■ TASK
Set down the data below from its first line to the line holding "W, H = 640, 404", inclusive; omit all pictures.

■ GIVEN DATA
|---|
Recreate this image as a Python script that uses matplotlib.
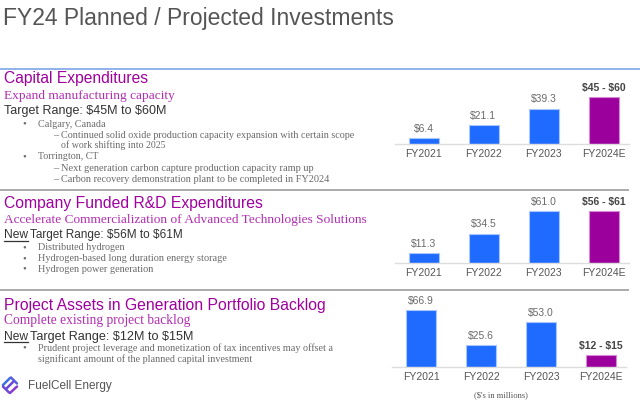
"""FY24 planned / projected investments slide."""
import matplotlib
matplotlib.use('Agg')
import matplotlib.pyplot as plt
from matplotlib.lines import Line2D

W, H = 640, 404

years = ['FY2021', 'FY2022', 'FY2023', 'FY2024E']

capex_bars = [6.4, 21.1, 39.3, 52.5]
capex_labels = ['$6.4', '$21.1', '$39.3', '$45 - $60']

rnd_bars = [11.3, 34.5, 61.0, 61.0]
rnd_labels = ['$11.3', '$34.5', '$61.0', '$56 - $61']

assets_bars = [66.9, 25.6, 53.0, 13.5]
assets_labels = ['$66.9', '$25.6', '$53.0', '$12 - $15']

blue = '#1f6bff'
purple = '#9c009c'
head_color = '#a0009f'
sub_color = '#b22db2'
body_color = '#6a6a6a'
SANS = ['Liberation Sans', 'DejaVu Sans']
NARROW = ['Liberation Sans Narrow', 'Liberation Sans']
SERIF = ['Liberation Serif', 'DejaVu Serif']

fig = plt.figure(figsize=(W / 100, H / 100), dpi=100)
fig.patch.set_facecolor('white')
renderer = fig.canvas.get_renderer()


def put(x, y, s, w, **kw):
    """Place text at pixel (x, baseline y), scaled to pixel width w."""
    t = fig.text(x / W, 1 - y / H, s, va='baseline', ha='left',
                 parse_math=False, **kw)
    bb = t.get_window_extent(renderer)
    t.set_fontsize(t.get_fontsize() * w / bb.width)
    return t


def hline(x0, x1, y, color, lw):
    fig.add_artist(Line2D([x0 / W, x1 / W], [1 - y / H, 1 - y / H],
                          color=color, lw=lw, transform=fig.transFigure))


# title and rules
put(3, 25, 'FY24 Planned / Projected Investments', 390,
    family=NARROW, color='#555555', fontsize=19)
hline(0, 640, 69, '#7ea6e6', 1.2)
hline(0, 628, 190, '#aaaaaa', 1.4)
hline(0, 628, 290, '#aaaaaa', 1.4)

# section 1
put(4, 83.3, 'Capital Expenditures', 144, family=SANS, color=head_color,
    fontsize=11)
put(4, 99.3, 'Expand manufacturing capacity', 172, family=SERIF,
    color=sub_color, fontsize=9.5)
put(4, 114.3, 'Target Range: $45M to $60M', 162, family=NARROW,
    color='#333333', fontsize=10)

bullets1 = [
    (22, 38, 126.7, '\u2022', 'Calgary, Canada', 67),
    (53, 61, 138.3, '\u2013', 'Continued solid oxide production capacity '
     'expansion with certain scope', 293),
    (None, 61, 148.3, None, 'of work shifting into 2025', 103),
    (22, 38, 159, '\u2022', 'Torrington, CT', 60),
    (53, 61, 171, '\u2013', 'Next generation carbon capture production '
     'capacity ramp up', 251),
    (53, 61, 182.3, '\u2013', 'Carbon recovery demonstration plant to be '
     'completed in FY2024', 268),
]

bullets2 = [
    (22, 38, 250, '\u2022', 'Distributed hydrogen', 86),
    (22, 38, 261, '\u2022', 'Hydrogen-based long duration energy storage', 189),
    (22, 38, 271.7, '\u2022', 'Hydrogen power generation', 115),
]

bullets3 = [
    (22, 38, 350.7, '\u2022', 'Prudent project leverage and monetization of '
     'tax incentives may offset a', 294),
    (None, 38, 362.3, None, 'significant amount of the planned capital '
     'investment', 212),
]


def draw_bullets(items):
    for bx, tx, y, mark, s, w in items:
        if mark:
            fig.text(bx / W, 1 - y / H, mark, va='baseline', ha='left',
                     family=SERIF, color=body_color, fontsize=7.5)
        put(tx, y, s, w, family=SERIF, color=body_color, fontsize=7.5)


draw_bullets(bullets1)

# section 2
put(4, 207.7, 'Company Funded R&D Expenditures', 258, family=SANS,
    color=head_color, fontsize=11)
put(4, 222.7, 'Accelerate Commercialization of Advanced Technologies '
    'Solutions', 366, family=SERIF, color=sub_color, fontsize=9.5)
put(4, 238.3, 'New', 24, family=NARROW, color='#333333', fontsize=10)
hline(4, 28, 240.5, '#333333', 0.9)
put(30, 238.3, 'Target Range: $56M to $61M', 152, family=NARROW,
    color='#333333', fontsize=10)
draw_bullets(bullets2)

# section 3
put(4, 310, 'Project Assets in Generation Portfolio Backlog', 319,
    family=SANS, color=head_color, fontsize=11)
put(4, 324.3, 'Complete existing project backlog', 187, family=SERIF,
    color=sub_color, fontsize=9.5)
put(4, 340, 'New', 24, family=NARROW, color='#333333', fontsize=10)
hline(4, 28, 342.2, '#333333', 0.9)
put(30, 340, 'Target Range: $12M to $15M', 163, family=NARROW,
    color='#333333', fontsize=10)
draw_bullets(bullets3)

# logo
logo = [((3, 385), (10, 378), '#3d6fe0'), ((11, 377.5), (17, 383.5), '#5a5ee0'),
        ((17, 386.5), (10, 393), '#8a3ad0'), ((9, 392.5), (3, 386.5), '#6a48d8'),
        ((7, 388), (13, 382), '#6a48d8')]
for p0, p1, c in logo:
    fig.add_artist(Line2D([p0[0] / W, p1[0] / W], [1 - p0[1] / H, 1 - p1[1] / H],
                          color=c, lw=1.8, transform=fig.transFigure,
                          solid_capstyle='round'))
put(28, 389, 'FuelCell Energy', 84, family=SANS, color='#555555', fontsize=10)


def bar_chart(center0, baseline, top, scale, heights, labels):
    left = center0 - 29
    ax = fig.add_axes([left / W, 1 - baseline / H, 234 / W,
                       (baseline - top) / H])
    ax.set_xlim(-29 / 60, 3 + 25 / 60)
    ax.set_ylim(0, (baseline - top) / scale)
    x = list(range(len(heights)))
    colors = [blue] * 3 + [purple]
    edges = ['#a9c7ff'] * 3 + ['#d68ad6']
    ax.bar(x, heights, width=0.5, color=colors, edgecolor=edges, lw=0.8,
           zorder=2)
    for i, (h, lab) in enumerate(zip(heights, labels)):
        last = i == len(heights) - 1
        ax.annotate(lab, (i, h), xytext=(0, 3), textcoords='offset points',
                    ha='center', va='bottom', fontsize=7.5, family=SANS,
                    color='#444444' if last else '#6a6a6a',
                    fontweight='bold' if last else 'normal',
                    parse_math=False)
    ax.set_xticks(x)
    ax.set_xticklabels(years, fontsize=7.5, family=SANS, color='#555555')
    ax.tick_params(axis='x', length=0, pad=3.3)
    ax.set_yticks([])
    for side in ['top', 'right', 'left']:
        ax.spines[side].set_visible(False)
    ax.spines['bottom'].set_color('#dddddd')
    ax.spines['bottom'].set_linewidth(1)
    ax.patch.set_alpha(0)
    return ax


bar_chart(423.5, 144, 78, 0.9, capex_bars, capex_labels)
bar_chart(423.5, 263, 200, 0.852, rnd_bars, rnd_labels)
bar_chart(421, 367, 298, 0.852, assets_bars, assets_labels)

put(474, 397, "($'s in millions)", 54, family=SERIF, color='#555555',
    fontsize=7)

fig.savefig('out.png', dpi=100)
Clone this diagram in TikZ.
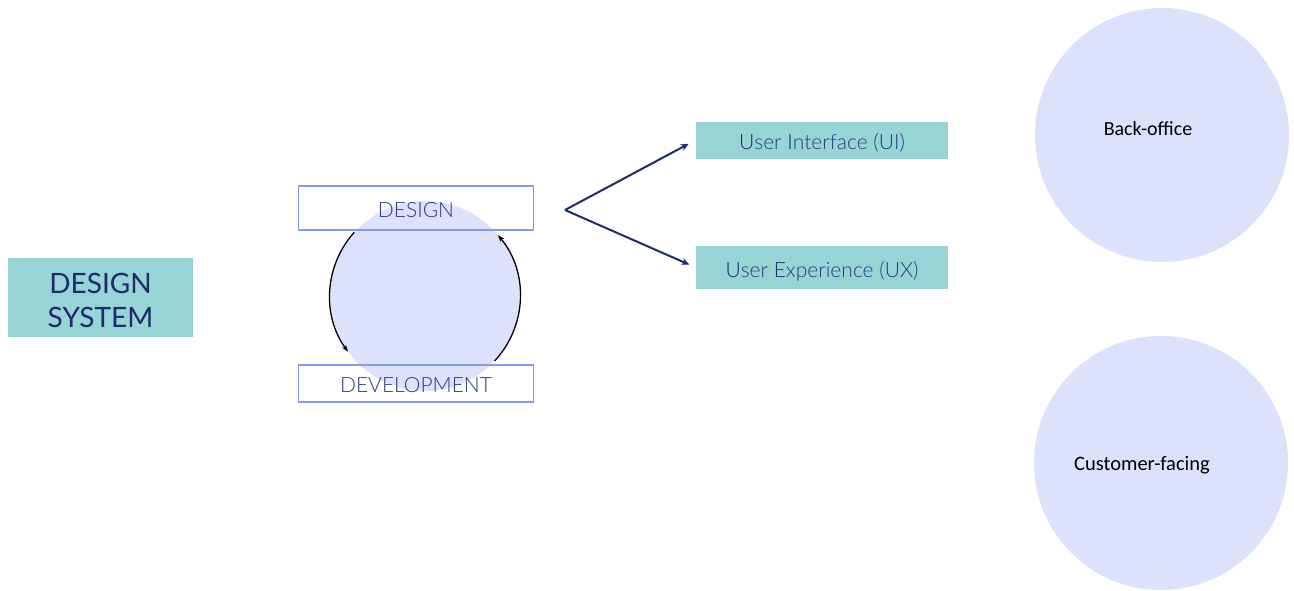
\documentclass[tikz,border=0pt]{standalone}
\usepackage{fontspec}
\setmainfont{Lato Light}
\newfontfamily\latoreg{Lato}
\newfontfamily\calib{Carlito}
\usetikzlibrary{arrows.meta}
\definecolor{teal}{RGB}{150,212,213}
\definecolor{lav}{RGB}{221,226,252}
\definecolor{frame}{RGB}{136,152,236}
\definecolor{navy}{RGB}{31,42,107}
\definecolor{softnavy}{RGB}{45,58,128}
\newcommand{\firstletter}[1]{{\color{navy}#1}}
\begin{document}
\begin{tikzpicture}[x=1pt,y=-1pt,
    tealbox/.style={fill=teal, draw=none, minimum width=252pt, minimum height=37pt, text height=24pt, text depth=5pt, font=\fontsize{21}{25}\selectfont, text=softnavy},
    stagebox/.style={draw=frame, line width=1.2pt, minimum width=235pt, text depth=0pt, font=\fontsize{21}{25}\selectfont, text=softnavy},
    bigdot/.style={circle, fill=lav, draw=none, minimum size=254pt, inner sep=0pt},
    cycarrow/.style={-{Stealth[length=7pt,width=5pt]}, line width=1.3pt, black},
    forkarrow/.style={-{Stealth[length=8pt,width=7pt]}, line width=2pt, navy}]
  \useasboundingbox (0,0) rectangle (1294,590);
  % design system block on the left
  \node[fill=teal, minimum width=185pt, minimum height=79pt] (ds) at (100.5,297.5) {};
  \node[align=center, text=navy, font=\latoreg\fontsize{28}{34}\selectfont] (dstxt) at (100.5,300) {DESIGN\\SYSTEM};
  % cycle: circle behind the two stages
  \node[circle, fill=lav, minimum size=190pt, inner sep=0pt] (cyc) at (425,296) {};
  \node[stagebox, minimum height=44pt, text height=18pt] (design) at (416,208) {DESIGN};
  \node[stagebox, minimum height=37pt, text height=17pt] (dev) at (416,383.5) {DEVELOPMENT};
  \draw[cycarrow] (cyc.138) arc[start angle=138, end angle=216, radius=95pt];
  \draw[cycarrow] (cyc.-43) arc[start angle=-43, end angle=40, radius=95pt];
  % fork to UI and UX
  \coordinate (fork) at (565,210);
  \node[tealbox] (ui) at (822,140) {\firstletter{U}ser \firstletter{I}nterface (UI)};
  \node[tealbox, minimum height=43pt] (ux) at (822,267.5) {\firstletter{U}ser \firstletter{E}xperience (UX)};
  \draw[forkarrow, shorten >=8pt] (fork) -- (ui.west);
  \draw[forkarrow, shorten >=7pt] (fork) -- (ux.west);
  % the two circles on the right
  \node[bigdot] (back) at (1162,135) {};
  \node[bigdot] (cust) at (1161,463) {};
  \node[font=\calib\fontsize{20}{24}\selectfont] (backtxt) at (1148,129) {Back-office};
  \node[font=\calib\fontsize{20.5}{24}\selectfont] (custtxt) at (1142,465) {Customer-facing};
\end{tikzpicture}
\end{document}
|---|
■ EXPECTED ANSWER
Recreate this image as a Python script that uses matplotlib.
"""FY24 planned / projected investments slide."""
import matplotlib
matplotlib.use('Agg')
import matplotlib.pyplot as plt
from matplotlib.lines import Line2D

W, H = 640, 404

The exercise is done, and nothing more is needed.